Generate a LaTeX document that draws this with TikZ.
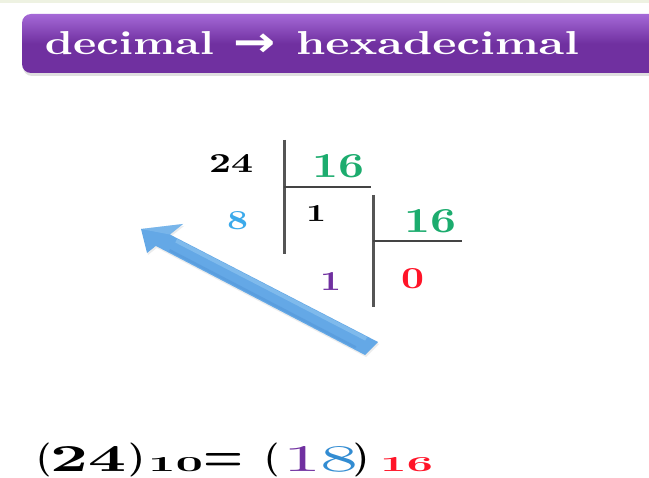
\documentclass[tikz,border=0pt]{standalone}
\usepackage{graphicx}
\usepackage{fontspec}
\newfontfamily\arrowfont{DejaVu Sans}
\usetikzlibrary{shadows}
\definecolor{bannerpurple}{RGB}{112,48,160}
\definecolor{bannerlight}{RGB}{165,105,215}
\definecolor{topstrip}{RGB}{238,242,226}
\definecolor{divgreen}{RGB}{28,172,110}
\definecolor{digblue}{RGB}{60,170,235}
\definecolor{digpurple}{RGB}{112,48,160}
\definecolor{digred}{RGB}{255,20,40}
\definecolor{bluedark}{RGB}{50,140,210}
\definecolor{arrowmain}{RGB}{100,168,230}
\definecolor{arrowlight}{RGB}{150,202,242}
\definecolor{arrowdark}{RGB}{70,135,205}
\definecolor{divline}{RGB}{85,85,85}
\tikzset{
  txt/.style={anchor=base west, inner sep=0pt, outer sep=0pt},
  vbar/.style={draw=divline, line width=3pt},
  hbar/.style={draw=divline!80!black, line width=2pt},
}
\begin{document}
\begin{tikzpicture}[x=1pt,y=-1pt]
\useasboundingbox (0,0) rectangle (649,478);
\fill[white] (0,0) rectangle (649,478);
\fill[topstrip] (0,0) rectangle (649,3);
% banner
\shade[rounded corners=9pt, top color=bannerlight, bottom color=bannerpurple, middle color=bannerpurple,
  drop shadow={opacity=0.25, shadow xshift=1pt, shadow yshift=-3pt}]
  (22,14) rectangle (680,73);
\node[txt, text=white] (title1) at (45,55) {\resizebox{169pt}{23pt}{\bfseries decimal}};
\node[txt, text=white] (titlearrow) at (233,57) {\scalebox{1.2}[1]{\fontsize{42}{42}\selectfont\arrowfont\bfseries →}};
\node[txt, text=white] (title2) at (296,55) {\resizebox{283pt}{23pt}{\bfseries hexadecimal}};
% division lines
\coordinate (v1t) at (284,140); \coordinate (v1b) at (284,254);
\coordinate (h1r) at (371,187); \coordinate (h1l) at (284,187);
\coordinate (v2t) at (373,195); \coordinate (v2b) at (373,307);
\coordinate (h2r) at (462,241); \coordinate (h2l) at (373,241);
\draw[vbar] (v1t) -- (v1b);
\draw[hbar] (h1l) -- (h1r);
\draw[vbar] (v2t) -- (v2b);
\draw[hbar] (h2l) -- (h2r);
% digits
\node[txt] (n24) at (209,173) {\resizebox{44pt}{18pt}{\bfseries 24}};
\node[txt, text=divgreen] (d16a) at (312,178) {\resizebox{52pt}{23pt}{\bfseries 16}};
\node[txt, text=digblue] (r8) at (227,230) {\resizebox{21pt}{18pt}{\bfseries 8}};
\node[txt] (q1) at (306,222) {\resizebox{20pt}{16pt}{\bfseries 1}};
\node[txt, text=divgreen] (d16b) at (404,233) {\resizebox{52pt}{23pt}{\bfseries 16}};
\node[txt, text=digpurple] (r1) at (320,291) {\resizebox{21pt}{18pt}{\bfseries 1}};
\node[txt, text=digred] (q0) at (401,289) {\resizebox{23pt}{20pt}{\bfseries 0}};
% arrow
\fill[arrowmain, drop shadow={opacity=0.15, shadow xshift=1pt, shadow yshift=-2pt}]
  (141,229) -- (183,224) -- (169.9,234.5) -- (378,342) -- (365,355) -- (155.8,245.9) -- (147,253) -- cycle;
\draw[arrowlight, line width=4pt, line cap=butt, opacity=0.55] (176.2,240.7) -- (366.1,338.8);
\draw[arrowdark, line width=2.5pt, line cap=butt, opacity=0.3] (169.5,250.2) -- (355.8,347.4);
\fill[arrowlight, opacity=0.4] (141,229) -- (183,224) -- (169.9,234.5) -- cycle;
% bottom formula
\node[txt] (lpa) at (36,469) {\resizebox*{15pt}{34pt}{\bfseries(}};
\node[txt] (n24b) at (50,472) {\resizebox{76pt}{25pt}{\bfseries 24}};
\node[txt] (rpa) at (128,469) {\resizebox*{17pt}{34pt}{\bfseries)}};
\node[txt] (base10) at (148,472) {\resizebox{55pt}{14pt}{\bfseries 10}};
\node[txt] (eq) at (203,471) {\resizebox{40pt}{17pt}{\bfseries =}};
\node[txt] (lpb) at (264,469) {\resizebox*{15pt}{34pt}{\bfseries(}};
\node[txt] (n18) at (283,472) {\resizebox{76pt}{25pt}{\textcolor{digpurple}{1}\textcolor{bluedark}{8}}};
\node[txt] (rpb) at (353,469) {\resizebox*{16pt}{34pt}{\bfseries)}};
\node[txt, text=digred] (base16) at (380,472) {\resizebox{53pt}{14pt}{\bfseries 16}};
\end{tikzpicture}
\end{document}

※ ※ ※

- _Requirements_:
Set the data above down again exactly as given, with no pictures.

- _Solution for this exercise_:
Generate a LaTeX document that draws this with TikZ.
\documentclass[tikz,border=0pt]{standalone}
\usepackage{graphicx}
\usepackage{fontspec}
\newfontfamily\arrowfont{DejaVu Sans}
\usetikzlibrary{shadows}
\definecolor{bannerpurple}{RGB}{112,48,160}
\definecolor{bannerlight}{RGB}{165,105,215}
\definecolor{topstrip}{RGB}{238,242,226}
\definecolor{divgreen}{RGB}{28,172,110}
\definecolor{digblue}{RGB}{60,170,235}
\definecolor{digpurple}{RGB}{112,48,160}
\definecolor{digred}{RGB}{255,20,40}
\definecolor{bluedark}{RGB}{50,140,210}
\definecolor{arrowmain}{RGB}{100,168,230}
\definecolor{arrowlight}{RGB}{150,202,242}
\definecolor{arrowdark}{RGB}{70,135,205}
\definecolor{divline}{RGB}{85,85,85}
\tikzset{
  txt/.style={anchor=base west, inner sep=0pt, outer sep=0pt},
  vbar/.style={draw=divline, line width=3pt},
  hbar/.style={draw=divline!80!black, line width=2pt},
}
\begin{document}
\begin{tikzpicture}[x=1pt,y=-1pt]
\useasboundingbox (0,0) rectangle (649,478);
\fill[white] (0,0) rectangle (649,478);
\fill[topstrip] (0,0) rectangle (649,3);
% banner
\shade[rounded corners=9pt, top color=bannerlight, bottom color=bannerpurple, middle color=bannerpurple,
  drop shadow={opacity=0.25, shadow xshift=1pt, shadow yshift=-3pt}]
  (22,14) rectangle (680,73);
\node[txt, text=white] (title1) at (45,55) {\resizebox{169pt}{23pt}{\bfseries decimal}};
\node[txt, text=white] (titlearrow) at (233,57) {\scalebox{1.2}[1]{\fontsize{42}{42}\selectfont\arrowfont\bfseries →}};
\node[txt, text=white] (title2) at (296,55) {\resizebox{283pt}{23pt}{\bfseries hexadecimal}};
% division lines
\coordinate (v1t) at (284,140); \coordinate (v1b) at (284,254);
\coordinate (h1r) at (371,187); \coordinate (h1l) at (284,187);
\coordinate (v2t) at (373,195); \coordinate (v2b) at (373,307);
\coordinate (h2r) at (462,241); \coordinate (h2l) at (373,241);
\draw[vbar] (v1t) -- (v1b);
\draw[hbar] (h1l) -- (h1r);
\draw[vbar] (v2t) -- (v2b);
\draw[hbar] (h2l) -- (h2r);
% digits
\node[txt] (n24) at (209,173) {\resizebox{44pt}{18pt}{\bfseries 24}};
\node[txt, text=divgreen] (d16a) at (312,178) {\resizebox{52pt}{23pt}{\bfseries 16}};
\node[txt, text=digblue] (r8) at (227,230) {\resizebox{21pt}{18pt}{\bfseries 8}};
\node[txt] (q1) at (306,222) {\resizebox{20pt}{16pt}{\bfseries 1}};
\node[txt, text=divgreen] (d16b) at (404,233) {\resizebox{52pt}{23pt}{\bfseries 16}};
\node[txt, text=digpurple] (r1) at (320,291) {\resizebox{21pt}{18pt}{\bfseries 1}};
\node[txt, text=digred] (q0) at (401,289) {\resizebox{23pt}{20pt}{\bfseries 0}};
% arrow
\fill[arrowmain, drop shadow={opacity=0.15, shadow xshift=1pt, shadow yshift=-2pt}]
  (141,229) -- (183,224) -- (169.9,234.5) -- (378,342) -- (365,355) -- (155.8,245.9) -- (147,253) -- cycle;
\draw[arrowlight, line width=4pt, line cap=butt, opacity=0.55] (176.2,240.7) -- (366.1,338.8);
\draw[arrowdark, line width=2.5pt, line cap=butt, opacity=0.3] (169.5,250.2) -- (355.8,347.4);
\fill[arrowlight, opacity=0.4] (141,229) -- (183,224) -- (169.9,234.5) -- cycle;
% bottom formula
\node[txt] (lpa) at (36,469) {\resizebox*{15pt}{34pt}{\bfseries(}};
\node[txt] (n24b) at (50,472) {\resizebox{76pt}{25pt}{\bfseries 24}};
\node[txt] (rpa) at (128,469) {\resizebox*{17pt}{34pt}{\bfseries)}};
\node[txt] (base10) at (148,472) {\resizebox{55pt}{14pt}{\bfseries 10}};
\node[txt] (eq) at (203,471) {\resizebox{40pt}{17pt}{\bfseries =}};
\node[txt] (lpb) at (264,469) {\resizebox*{15pt}{34pt}{\bfseries(}};
\node[txt] (n18) at (283,472) {\resizebox{76pt}{25pt}{\textcolor{digpurple}{1}\textcolor{bluedark}{8}}};
\node[txt] (rpb) at (353,469) {\resizebox*{16pt}{34pt}{\bfseries)}};
\node[txt, text=digred] (base16) at (380,472) {\resizebox{53pt}{14pt}{\bfseries 16}};
\end{tikzpicture}
\end{document}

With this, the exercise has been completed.